Tabas vs. California Manufacturing Co., Inc. [169 SCRA 497, GR 80680]

(Labor Standards – Both employer and labor only contractor may be liable)

Facts: Petitioners filed a petition in the NLRC for reinstatement and payment of various benefits against California Manufacturing Company. The respondent company then denied the existence of an employer-employee relationship between the company and the petitioners.

Pursuant to a manpower supply agreement, it appears that the petitioners prior their involvement with California Manufacturing Company were employees of Livi Manpower service, an independent contractor, which assigned them to work as “promotional merchandisers.” The agreement provides that:

California “has no control or supervisions whatsoever over [Livi’s] workers with respect to how they accomplish their work or perform [Californias] obligation” It was further expressly stipulated that the assignment of workers to California shall be on a “seasonal and contractual basis”; that “[c]ost of living allowance and the 10 legal holidays will be charged directly to [California] at cost “; and that “[p]ayroll for the preceding [sic] week [shall] be delivered by [Livi] at [California’s] premises.”

Issue: WON principal employer is liable.

Held: Yes. The existence of an employer-employee relation cannot be made the subject of an agreement.

Based on Article 106, “labor-only” contractor is considered merely as an agent of the employer, and the liability must be shouldered by either one or shared by both.

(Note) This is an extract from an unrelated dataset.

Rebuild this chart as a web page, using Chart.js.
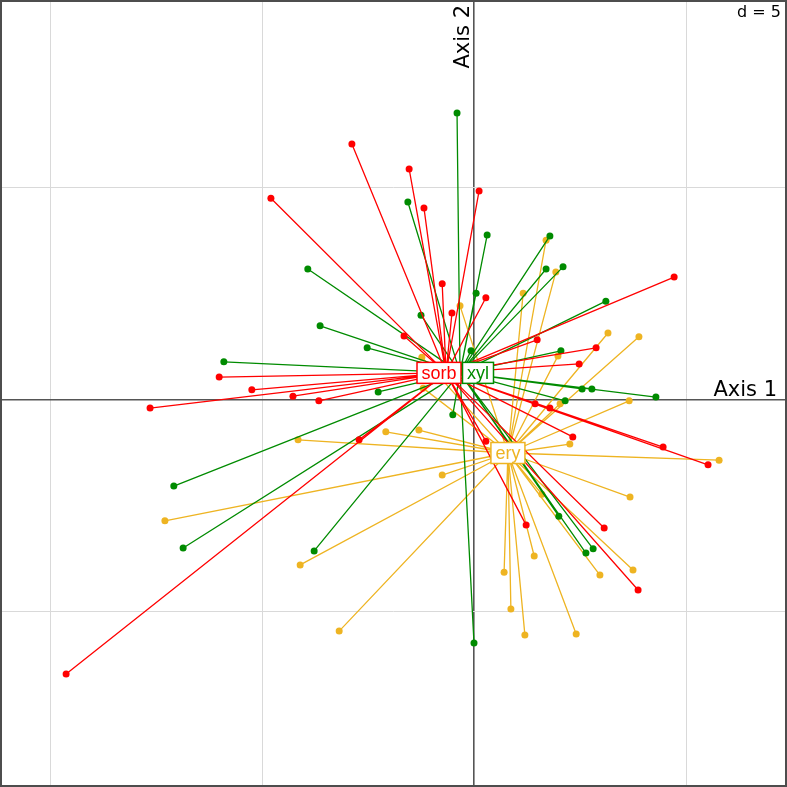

There is no doubt that in the case at bar, Livi performs “manpower services”, meaning to say, it contracts out labor in favor of clients. We hold that it is one notwithstanding its vehement claims to the contrary, and notwithstanding the provision of the contract that it is “an independent contractor.”  The nature of one’s business is not determined by self-serving appellations one attaches thereto but by the tests provided by statute and prevailing case law.  The bare fact that Livi maintains a separate line of business does not extinguish the equal fact that it has provided California with workers to pursue the latter’s own business. In this connection, we do not agree that the petitioners had been made to perform activities ‘which are not directly related to the general business of manufacturing,” California’s purported “principal operation activity.”  Livi, as a placement agency, had simply supplied California with the manpower necessary to carry out its (California’s) merchandising activities, using its (California’s) premises and equipment.